1.2.22

A margem esquerda

Tindersticks, “Another Night In” (live at the Olympia de Paris), in https://www.youtube.com/watch?v=IZS5rj_Angs

Agradeça-se a solicitude das almas caridosas. Fale-se do desprendimento que as tutela. Olham pelos outros como não olham por si. A custódia do medo é desfeita pelo amparo que emprestam aos que precisam de se desembaraçar do medo.

Intuem-se as reparações que procuram margem. Que sabe o caminho? Os olhos fechados não deixam ler nada em redor. Respira-se nas entrelinhas para não gastar as páginas amarelecidas, as páginas que desvendam o segredo de como chegar à margem esquerda. Pois é na margem esquerda que se titula a caridade sem peias. Só lá aporta quem aceitar os olhos vendados. Para não serem estrénuos agentes que se intrometem na bondade estabelecida.
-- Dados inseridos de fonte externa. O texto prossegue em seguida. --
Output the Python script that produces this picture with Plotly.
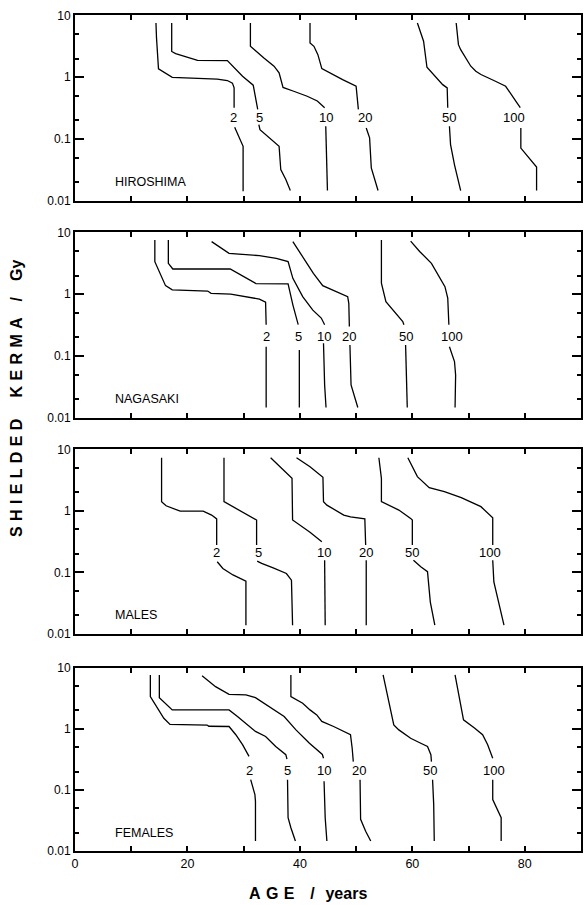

Podem alguns, ciumentos ou patologicamente desconfiados, irromper com dúvidas sobre o descomprometimento dos bondosos. Podem desconfiar das intenções. Argumentam que os caridosos não praticam a caridade sem um fito último e esse fito só diz respeito aos bondosos. Com o que pretendem desmontar as boas intenções que esconderão outras adversidades não confessadas. A bondade desfaz-se nos seus propósitos. Haverá sempre lugar para os que recusam os rótulos invisíveis às coisas mundanas que os não conseguem discernir.

Na matéria conturbada dos dias sobressaltados, é na margem esquerda que se situam os intérpretes da caridade irrepreensível. É aa margem idílica. As margens afunilam na passagem mais apertada do rio. Os barqueiros desimpedem o caudal. São eles, por preço nenhum, que trazem as suas barcaças ao lugar onde os naufrágios podiam acontecer se não fosse pela sua diligência. Os barqueiros participam da lisura do rio. Fazem-no por desinteresse. 
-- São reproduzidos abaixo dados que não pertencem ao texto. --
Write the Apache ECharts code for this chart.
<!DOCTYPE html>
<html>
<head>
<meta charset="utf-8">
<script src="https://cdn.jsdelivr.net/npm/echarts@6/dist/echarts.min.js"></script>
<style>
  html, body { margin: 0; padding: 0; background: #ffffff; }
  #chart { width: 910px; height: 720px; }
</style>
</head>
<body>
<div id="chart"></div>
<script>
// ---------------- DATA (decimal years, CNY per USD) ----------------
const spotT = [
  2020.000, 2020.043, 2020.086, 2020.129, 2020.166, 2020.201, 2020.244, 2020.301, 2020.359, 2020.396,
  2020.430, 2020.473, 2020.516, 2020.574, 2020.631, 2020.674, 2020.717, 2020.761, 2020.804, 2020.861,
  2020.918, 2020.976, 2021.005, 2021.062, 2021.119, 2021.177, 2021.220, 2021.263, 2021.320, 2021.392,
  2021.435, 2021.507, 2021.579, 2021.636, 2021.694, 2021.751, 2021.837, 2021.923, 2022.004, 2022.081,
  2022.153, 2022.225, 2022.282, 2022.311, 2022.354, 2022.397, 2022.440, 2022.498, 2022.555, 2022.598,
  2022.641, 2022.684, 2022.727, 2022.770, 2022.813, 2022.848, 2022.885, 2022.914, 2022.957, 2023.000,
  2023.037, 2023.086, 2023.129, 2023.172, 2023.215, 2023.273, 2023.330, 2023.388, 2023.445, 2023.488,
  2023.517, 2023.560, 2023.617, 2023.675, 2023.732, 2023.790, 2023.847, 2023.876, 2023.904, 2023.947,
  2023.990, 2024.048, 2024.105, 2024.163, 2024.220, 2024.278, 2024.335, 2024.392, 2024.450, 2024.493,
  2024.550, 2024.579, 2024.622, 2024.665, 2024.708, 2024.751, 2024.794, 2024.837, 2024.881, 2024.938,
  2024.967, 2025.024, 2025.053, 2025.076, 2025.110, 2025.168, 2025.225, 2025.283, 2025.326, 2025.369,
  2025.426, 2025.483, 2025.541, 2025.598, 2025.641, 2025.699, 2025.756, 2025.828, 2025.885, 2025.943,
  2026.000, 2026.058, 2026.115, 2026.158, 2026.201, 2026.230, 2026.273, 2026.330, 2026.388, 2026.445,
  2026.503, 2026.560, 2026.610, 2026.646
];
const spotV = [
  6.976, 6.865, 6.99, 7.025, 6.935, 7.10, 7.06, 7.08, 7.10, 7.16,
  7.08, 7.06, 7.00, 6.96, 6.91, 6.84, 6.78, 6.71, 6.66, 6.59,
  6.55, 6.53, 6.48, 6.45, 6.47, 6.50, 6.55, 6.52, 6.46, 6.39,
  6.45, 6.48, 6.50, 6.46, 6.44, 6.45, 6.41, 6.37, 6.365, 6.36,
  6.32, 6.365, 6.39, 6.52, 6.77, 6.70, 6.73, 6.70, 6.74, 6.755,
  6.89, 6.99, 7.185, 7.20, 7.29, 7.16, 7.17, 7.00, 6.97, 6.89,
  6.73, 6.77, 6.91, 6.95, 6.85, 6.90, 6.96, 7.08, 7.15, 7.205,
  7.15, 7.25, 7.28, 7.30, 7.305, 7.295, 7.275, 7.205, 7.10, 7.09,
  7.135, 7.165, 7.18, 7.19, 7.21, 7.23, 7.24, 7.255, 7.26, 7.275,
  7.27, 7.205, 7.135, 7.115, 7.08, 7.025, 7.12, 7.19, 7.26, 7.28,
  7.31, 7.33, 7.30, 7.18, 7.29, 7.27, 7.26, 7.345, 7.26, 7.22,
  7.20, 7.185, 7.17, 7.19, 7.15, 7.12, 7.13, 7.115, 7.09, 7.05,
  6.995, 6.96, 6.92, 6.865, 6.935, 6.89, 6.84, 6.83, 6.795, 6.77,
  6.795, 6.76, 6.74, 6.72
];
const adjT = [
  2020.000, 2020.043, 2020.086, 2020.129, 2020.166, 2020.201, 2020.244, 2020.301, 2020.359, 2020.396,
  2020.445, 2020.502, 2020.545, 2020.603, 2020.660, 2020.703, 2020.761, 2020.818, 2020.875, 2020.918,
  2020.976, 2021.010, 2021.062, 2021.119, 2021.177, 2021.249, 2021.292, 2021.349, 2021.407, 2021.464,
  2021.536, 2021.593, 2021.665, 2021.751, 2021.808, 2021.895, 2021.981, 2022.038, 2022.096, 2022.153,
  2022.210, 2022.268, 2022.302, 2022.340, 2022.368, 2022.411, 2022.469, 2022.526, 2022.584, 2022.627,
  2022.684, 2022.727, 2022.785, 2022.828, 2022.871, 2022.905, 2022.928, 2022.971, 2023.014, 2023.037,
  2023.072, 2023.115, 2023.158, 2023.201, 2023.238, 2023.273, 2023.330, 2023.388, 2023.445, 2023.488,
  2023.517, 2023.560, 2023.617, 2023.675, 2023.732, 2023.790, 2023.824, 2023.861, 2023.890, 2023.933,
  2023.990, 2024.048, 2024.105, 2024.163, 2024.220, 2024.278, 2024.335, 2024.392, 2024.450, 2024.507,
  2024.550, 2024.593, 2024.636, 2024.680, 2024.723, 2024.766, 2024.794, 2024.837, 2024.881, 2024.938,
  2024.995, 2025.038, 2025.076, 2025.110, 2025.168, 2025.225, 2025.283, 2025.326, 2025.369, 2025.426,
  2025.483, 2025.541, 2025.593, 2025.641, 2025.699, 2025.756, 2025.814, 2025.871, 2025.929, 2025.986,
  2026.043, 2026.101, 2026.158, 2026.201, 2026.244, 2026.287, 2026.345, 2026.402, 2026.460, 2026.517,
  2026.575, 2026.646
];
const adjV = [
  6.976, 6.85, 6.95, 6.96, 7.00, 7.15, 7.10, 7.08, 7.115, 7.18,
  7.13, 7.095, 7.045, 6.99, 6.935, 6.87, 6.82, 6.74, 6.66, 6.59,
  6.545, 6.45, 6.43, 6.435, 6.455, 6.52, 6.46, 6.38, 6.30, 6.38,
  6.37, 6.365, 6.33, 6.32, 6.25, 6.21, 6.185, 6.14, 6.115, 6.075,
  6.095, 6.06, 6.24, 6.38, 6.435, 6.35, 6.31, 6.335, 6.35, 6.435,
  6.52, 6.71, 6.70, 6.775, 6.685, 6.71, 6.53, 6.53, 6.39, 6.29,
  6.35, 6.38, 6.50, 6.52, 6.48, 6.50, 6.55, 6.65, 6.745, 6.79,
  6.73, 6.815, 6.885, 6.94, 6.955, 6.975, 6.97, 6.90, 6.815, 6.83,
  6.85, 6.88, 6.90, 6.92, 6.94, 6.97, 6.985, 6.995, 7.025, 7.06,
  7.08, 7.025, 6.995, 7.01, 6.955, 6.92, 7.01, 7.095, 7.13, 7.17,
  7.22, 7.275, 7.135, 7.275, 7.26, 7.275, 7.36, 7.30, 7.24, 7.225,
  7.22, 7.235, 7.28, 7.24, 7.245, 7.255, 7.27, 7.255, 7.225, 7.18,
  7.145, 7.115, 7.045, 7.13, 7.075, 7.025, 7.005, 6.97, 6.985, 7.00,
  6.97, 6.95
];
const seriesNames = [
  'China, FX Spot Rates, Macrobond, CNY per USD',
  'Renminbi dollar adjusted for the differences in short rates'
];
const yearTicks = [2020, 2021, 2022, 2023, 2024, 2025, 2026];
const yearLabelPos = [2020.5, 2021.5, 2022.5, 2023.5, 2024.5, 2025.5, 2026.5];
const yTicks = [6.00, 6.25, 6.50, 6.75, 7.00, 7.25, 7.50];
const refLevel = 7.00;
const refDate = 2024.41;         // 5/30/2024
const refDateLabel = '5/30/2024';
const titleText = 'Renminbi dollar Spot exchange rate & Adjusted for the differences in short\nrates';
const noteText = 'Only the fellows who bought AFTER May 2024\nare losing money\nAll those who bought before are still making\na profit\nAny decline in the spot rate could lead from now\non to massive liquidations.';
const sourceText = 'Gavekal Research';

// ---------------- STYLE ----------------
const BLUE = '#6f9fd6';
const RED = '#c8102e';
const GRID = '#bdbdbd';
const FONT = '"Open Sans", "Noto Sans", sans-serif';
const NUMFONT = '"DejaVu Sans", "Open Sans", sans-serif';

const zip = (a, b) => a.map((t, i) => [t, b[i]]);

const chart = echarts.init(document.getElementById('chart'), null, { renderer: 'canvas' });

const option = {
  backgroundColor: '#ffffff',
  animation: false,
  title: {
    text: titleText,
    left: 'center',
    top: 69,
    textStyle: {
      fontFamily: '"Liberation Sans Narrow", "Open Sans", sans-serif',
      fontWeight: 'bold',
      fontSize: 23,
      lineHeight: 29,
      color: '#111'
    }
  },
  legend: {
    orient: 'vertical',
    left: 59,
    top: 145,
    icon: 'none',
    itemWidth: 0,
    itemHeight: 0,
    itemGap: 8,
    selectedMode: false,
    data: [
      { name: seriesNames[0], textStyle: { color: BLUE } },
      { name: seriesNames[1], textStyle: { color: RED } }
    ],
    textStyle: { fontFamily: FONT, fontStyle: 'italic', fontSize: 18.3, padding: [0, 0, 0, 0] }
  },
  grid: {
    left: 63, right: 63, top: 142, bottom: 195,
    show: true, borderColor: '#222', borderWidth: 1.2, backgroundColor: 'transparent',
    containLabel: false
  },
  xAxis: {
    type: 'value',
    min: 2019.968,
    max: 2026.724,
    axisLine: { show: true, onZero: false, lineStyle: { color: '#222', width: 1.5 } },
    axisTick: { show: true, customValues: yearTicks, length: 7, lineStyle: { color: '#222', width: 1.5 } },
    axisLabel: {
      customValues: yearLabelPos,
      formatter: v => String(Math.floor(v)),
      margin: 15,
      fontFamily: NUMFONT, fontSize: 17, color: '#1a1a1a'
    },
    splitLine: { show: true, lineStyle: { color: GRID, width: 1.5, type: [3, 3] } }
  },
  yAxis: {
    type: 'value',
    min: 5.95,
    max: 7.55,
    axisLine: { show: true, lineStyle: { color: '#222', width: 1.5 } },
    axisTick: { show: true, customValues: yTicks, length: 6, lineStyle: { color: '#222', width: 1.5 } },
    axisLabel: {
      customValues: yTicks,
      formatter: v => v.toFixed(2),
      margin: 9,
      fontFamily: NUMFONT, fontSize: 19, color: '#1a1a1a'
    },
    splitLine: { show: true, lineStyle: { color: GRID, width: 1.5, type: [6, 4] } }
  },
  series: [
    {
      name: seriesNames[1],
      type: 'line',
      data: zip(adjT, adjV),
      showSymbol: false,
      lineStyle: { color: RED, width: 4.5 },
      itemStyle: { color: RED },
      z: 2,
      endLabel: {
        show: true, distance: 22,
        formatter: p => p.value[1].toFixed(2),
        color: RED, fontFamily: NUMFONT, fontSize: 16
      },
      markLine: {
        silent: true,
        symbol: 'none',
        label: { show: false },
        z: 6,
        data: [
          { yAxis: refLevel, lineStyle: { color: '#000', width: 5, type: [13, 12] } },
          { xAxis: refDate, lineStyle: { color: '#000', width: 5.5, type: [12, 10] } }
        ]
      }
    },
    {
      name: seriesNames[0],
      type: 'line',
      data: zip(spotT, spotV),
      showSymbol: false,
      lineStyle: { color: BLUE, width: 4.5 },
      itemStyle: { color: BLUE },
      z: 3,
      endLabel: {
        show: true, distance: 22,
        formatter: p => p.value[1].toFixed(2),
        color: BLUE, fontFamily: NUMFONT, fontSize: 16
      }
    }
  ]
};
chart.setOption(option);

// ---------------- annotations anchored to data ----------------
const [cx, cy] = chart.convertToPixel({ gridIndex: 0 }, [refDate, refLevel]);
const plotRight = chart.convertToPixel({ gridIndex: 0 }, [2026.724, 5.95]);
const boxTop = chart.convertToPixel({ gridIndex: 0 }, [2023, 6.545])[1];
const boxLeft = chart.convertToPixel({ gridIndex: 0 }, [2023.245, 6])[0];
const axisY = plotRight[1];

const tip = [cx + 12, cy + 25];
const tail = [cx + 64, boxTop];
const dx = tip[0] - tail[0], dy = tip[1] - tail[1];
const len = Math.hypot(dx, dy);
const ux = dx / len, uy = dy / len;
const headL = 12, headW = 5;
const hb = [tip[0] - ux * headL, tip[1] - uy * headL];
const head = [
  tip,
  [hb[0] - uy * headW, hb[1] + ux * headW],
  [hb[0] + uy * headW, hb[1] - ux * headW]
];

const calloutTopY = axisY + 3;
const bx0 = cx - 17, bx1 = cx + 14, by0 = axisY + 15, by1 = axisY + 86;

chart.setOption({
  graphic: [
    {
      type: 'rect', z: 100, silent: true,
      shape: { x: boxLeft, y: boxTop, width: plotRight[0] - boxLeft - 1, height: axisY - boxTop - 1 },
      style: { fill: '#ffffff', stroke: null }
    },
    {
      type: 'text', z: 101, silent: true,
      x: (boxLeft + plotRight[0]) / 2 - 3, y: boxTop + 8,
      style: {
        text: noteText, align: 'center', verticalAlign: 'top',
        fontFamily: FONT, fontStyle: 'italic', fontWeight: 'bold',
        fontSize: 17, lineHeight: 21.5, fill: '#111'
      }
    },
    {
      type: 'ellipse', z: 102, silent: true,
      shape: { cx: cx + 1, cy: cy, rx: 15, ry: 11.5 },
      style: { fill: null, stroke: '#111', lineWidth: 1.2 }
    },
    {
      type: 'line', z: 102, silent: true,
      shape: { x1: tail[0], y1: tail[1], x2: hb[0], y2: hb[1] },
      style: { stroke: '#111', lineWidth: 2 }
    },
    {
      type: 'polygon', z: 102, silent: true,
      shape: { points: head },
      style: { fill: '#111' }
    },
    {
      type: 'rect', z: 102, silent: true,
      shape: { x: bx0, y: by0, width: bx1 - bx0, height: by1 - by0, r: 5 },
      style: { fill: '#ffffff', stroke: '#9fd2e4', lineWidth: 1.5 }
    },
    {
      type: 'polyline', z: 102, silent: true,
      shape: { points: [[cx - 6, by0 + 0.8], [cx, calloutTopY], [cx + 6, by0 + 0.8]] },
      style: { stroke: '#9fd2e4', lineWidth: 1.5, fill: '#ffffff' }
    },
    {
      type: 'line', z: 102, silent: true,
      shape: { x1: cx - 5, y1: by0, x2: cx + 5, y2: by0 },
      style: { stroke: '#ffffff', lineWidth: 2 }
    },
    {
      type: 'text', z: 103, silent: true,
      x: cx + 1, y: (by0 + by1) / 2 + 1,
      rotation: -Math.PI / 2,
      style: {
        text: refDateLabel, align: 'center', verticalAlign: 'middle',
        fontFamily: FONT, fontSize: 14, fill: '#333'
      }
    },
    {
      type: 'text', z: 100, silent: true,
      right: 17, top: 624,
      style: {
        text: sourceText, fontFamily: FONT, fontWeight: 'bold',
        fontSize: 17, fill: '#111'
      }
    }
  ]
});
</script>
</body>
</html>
Na margem direita, os indivíduos soturnos estão de atalaia. Dir-se-ia que querem atravessar o rio e tomar de assalto a fortaleza onde moram os bondosos de toda a espécie. Até hoje nunca conseguiram atravessar o rio. A corrente afasta-os da margem esquerda. As embarcações improvisadas também foram atiradas para a casa da partida. Roem-se de ciúme. Não o admitem em público, mas gostariam de não ser colonizados pelo sobressalto contínuo, pela avareza dos sentidos, como se em cada palavra houvesse um grama de veneno que adultera as veias. 

Da margem esquerda há sempre uma mão estendida. Um dia destes, ainda vão ser devorados por serem ingénuos.